Dataset entries
◇ ◇ ◇ ◇

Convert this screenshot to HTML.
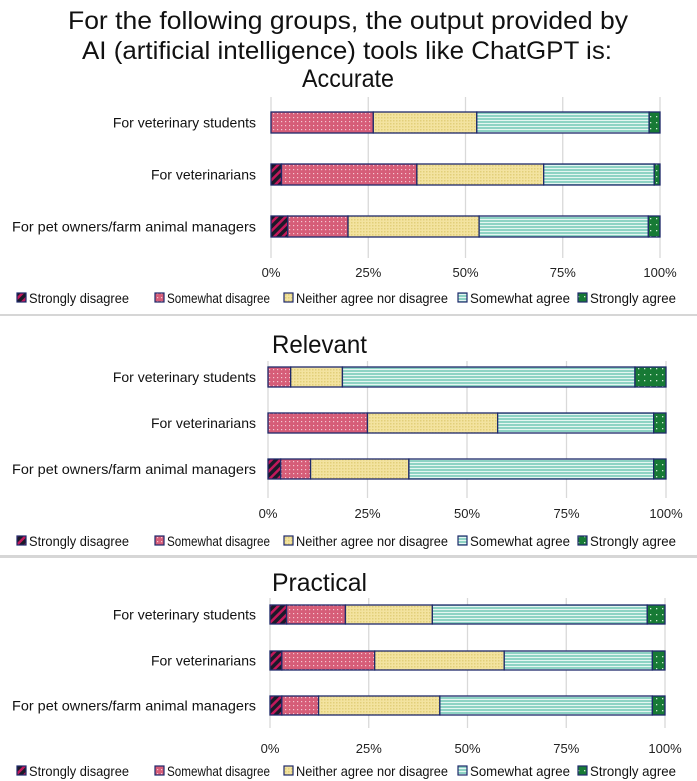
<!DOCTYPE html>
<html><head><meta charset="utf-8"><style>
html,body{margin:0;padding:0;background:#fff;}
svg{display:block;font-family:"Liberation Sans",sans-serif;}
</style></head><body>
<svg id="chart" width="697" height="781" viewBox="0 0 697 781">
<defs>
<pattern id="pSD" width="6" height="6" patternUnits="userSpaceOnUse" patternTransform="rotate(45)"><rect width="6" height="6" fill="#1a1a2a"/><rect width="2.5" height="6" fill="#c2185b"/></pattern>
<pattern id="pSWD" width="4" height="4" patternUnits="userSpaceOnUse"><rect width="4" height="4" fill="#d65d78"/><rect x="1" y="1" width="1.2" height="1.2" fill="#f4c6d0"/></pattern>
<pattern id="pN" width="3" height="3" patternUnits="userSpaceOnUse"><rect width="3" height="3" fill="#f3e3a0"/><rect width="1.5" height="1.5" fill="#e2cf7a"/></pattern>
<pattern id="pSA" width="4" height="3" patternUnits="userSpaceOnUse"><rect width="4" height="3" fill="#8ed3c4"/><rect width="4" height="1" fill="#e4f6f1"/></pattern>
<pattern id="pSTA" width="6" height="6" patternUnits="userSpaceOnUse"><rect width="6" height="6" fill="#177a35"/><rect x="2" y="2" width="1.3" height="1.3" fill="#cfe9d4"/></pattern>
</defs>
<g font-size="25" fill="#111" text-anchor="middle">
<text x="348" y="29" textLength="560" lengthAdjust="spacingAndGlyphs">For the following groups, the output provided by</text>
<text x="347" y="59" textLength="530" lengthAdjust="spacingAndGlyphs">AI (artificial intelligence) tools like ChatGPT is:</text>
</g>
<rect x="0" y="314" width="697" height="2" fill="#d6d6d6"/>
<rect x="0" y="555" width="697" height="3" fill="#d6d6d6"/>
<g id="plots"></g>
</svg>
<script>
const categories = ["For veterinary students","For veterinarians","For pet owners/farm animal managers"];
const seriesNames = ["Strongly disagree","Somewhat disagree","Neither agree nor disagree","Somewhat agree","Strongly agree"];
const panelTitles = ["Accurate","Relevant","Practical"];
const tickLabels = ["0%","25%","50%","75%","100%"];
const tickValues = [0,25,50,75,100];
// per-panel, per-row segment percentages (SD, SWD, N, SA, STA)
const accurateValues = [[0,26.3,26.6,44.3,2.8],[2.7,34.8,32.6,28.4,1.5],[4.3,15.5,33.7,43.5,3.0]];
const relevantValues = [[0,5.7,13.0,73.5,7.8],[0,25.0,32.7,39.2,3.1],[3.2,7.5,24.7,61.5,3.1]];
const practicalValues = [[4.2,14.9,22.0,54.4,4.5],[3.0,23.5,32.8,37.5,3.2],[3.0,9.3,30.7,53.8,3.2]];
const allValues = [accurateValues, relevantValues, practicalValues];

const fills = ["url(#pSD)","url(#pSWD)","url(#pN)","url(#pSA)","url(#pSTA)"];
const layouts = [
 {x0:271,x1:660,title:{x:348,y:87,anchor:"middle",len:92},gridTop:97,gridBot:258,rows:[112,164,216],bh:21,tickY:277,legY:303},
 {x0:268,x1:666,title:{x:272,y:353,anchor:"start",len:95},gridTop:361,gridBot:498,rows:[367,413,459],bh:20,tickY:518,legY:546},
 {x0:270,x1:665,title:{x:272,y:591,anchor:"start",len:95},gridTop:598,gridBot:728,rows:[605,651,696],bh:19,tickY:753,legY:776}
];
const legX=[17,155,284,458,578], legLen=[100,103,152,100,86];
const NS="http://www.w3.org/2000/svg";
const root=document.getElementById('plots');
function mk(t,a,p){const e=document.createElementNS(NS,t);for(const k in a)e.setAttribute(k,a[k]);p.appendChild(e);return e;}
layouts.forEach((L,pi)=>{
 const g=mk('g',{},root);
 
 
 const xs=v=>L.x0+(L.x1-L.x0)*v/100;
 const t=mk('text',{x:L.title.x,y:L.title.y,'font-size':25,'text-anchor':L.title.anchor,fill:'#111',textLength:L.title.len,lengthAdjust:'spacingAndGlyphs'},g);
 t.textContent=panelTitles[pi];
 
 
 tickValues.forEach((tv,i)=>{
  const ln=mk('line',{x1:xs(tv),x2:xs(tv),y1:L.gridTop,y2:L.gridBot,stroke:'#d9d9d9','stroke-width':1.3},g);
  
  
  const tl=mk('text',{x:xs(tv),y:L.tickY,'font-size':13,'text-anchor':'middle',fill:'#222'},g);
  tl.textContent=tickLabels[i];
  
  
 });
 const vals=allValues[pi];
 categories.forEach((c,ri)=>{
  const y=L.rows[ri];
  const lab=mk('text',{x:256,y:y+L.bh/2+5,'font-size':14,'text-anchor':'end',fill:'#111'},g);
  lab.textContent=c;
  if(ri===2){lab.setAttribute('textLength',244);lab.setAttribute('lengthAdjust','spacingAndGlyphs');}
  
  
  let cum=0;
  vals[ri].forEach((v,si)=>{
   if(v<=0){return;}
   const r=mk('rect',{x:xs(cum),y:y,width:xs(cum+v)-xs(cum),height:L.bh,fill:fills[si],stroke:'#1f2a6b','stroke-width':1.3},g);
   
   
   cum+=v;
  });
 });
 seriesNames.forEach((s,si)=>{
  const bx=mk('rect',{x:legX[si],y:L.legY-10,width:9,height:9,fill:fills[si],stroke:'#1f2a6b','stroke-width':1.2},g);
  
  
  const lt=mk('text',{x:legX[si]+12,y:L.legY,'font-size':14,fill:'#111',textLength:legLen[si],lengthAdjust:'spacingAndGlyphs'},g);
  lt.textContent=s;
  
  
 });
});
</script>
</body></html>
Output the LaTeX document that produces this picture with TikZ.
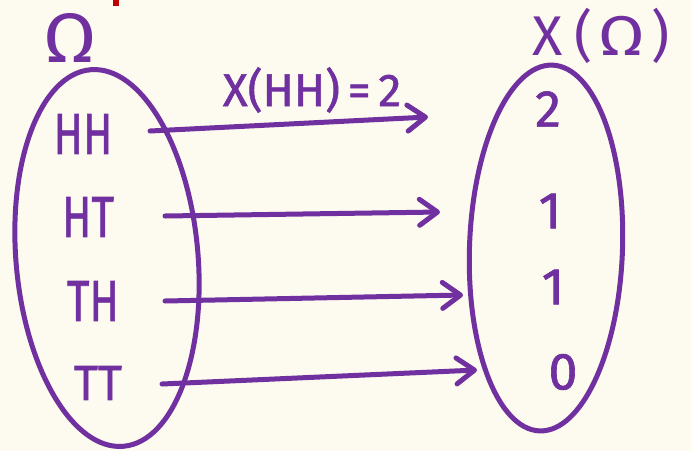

◇ ◇ ◇ ◇

WHAT NEEDS TO BE DONE →
Without the pictures, transcribe the listing above exactly.

THE COMPLETED TASK →
Convert this screenshot to HTML.
<!DOCTYPE html>
<html><head><meta charset="utf-8"><style>
html,body{margin:0;padding:0;background:#fff;}
svg{display:block;font-family:"Liberation Sans",sans-serif;}
</style></head><body>
<svg id="chart" width="697" height="781" viewBox="0 0 697 781">
<defs>
<pattern id="pSD" width="6" height="6" patternUnits="userSpaceOnUse" patternTransform="rotate(45)"><rect width="6" height="6" fill="#1a1a2a"/><rect width="2.5" height="6" fill="#c2185b"/></pattern>
<pattern id="pSWD" width="4" height="4" patternUnits="userSpaceOnUse"><rect width="4" height="4" fill="#d65d78"/><rect x="1" y="1" width="1.2" height="1.2" fill="#f4c6d0"/></pattern>
<pattern id="pN" width="3" height="3" patternUnits="userSpaceOnUse"><rect width="3" height="3" fill="#f3e3a0"/><rect width="1.5" height="1.5" fill="#e2cf7a"/></pattern>
<pattern id="pSA" width="4" height="3" patternUnits="userSpaceOnUse"><rect width="4" height="3" fill="#8ed3c4"/><rect width="4" height="1" fill="#e4f6f1"/></pattern>
<pattern id="pSTA" width="6" height="6" patternUnits="userSpaceOnUse"><rect width="6" height="6" fill="#177a35"/><rect x="2" y="2" width="1.3" height="1.3" fill="#cfe9d4"/></pattern>
</defs>
<g font-size="25" fill="#111" text-anchor="middle">
<text x="348" y="29" textLength="560" lengthAdjust="spacingAndGlyphs">For the following groups, the output provided by</text>
<text x="347" y="59" textLength="530" lengthAdjust="spacingAndGlyphs">AI (artificial intelligence) tools like ChatGPT is:</text>
</g>
<rect x="0" y="314" width="697" height="2" fill="#d6d6d6"/>
<rect x="0" y="555" width="697" height="3" fill="#d6d6d6"/>
<g id="plots"></g>
</svg>
<script>
const categories = ["For veterinary students","For veterinarians","For pet owners/farm animal managers"];
const seriesNames = ["Strongly disagree","Somewhat disagree","Neither agree nor disagree","Somewhat agree","Strongly agree"];
const panelTitles = ["Accurate","Relevant","Practical"];
const tickLabels = ["0%","25%","50%","75%","100%"];
const tickValues = [0,25,50,75,100];
// per-panel, per-row segment percentages (SD, SWD, N, SA, STA)
const accurateValues = [[0,26.3,26.6,44.3,2.8],[2.7,34.8,32.6,28.4,1.5],[4.3,15.5,33.7,43.5,3.0]];
const relevantValues = [[0,5.7,13.0,73.5,7.8],[0,25.0,32.7,39.2,3.1],[3.2,7.5,24.7,61.5,3.1]];
const practicalValues = [[4.2,14.9,22.0,54.4,4.5],[3.0,23.5,32.8,37.5,3.2],[3.0,9.3,30.7,53.8,3.2]];
const allValues = [accurateValues, relevantValues, practicalValues];

const fills = ["url(#pSD)","url(#pSWD)","url(#pN)","url(#pSA)","url(#pSTA)"];
const layouts = [
 {x0:271,x1:660,title:{x:348,y:87,anchor:"middle",len:92},gridTop:97,gridBot:258,rows:[112,164,216],bh:21,tickY:277,legY:303},
 {x0:268,x1:666,title:{x:272,y:353,anchor:"start",len:95},gridTop:361,gridBot:498,rows:[367,413,459],bh:20,tickY:518,legY:546},
 {x0:270,x1:665,title:{x:272,y:591,anchor:"start",len:95},gridTop:598,gridBot:728,rows:[605,651,696],bh:19,tickY:753,legY:776}
];
const legX=[17,155,284,458,578], legLen=[100,103,152,100,86];
const NS="http://www.w3.org/2000/svg";
const root=document.getElementById('plots');
function mk(t,a,p){const e=document.createElementNS(NS,t);for(const k in a)e.setAttribute(k,a[k]);p.appendChild(e);return e;}
layouts.forEach((L,pi)=>{
 const g=mk('g',{},root);
 
 
 const xs=v=>L.x0+(L.x1-L.x0)*v/100;
 const t=mk('text',{x:L.title.x,y:L.title.y,'font-size':25,'text-anchor':L.title.anchor,fill:'#111',textLength:L.title.len,lengthAdjust:'spacingAndGlyphs'},g);
 t.textContent=panelTitles[pi];
 
 
 tickValues.forEach((tv,i)=>{
  const ln=mk('line',{x1:xs(tv),x2:xs(tv),y1:L.gridTop,y2:L.gridBot,stroke:'#d9d9d9','stroke-width':1.3},g);
  
  
  const tl=mk('text',{x:xs(tv),y:L.tickY,'font-size':13,'text-anchor':'middle',fill:'#222'},g);
  tl.textContent=tickLabels[i];
  
  
 });
 const vals=allValues[pi];
 categories.forEach((c,ri)=>{
  const y=L.rows[ri];
  const lab=mk('text',{x:256,y:y+L.bh/2+5,'font-size':14,'text-anchor':'end',fill:'#111'},g);
  lab.textContent=c;
  if(ri===2){lab.setAttribute('textLength',244);lab.setAttribute('lengthAdjust','spacingAndGlyphs');}
  
  
  let cum=0;
  vals[ri].forEach((v,si)=>{
   if(v<=0){return;}
   const r=mk('rect',{x:xs(cum),y:y,width:xs(cum+v)-xs(cum),height:L.bh,fill:fills[si],stroke:'#1f2a6b','stroke-width':1.3},g);
   
   
   cum+=v;
  });
 });
 seriesNames.forEach((s,si)=>{
  const bx=mk('rect',{x:legX[si],y:L.legY-10,width:9,height:9,fill:fills[si],stroke:'#1f2a6b','stroke-width':1.2},g);
  
  
  const lt=mk('text',{x:legX[si]+12,y:L.legY,'font-size':14,fill:'#111',textLength:legLen[si],lengthAdjust:'spacingAndGlyphs'},g);
  lt.textContent=s;
  
  
 });
});
</script>
</body></html>
Output the LaTeX document that produces this picture with TikZ.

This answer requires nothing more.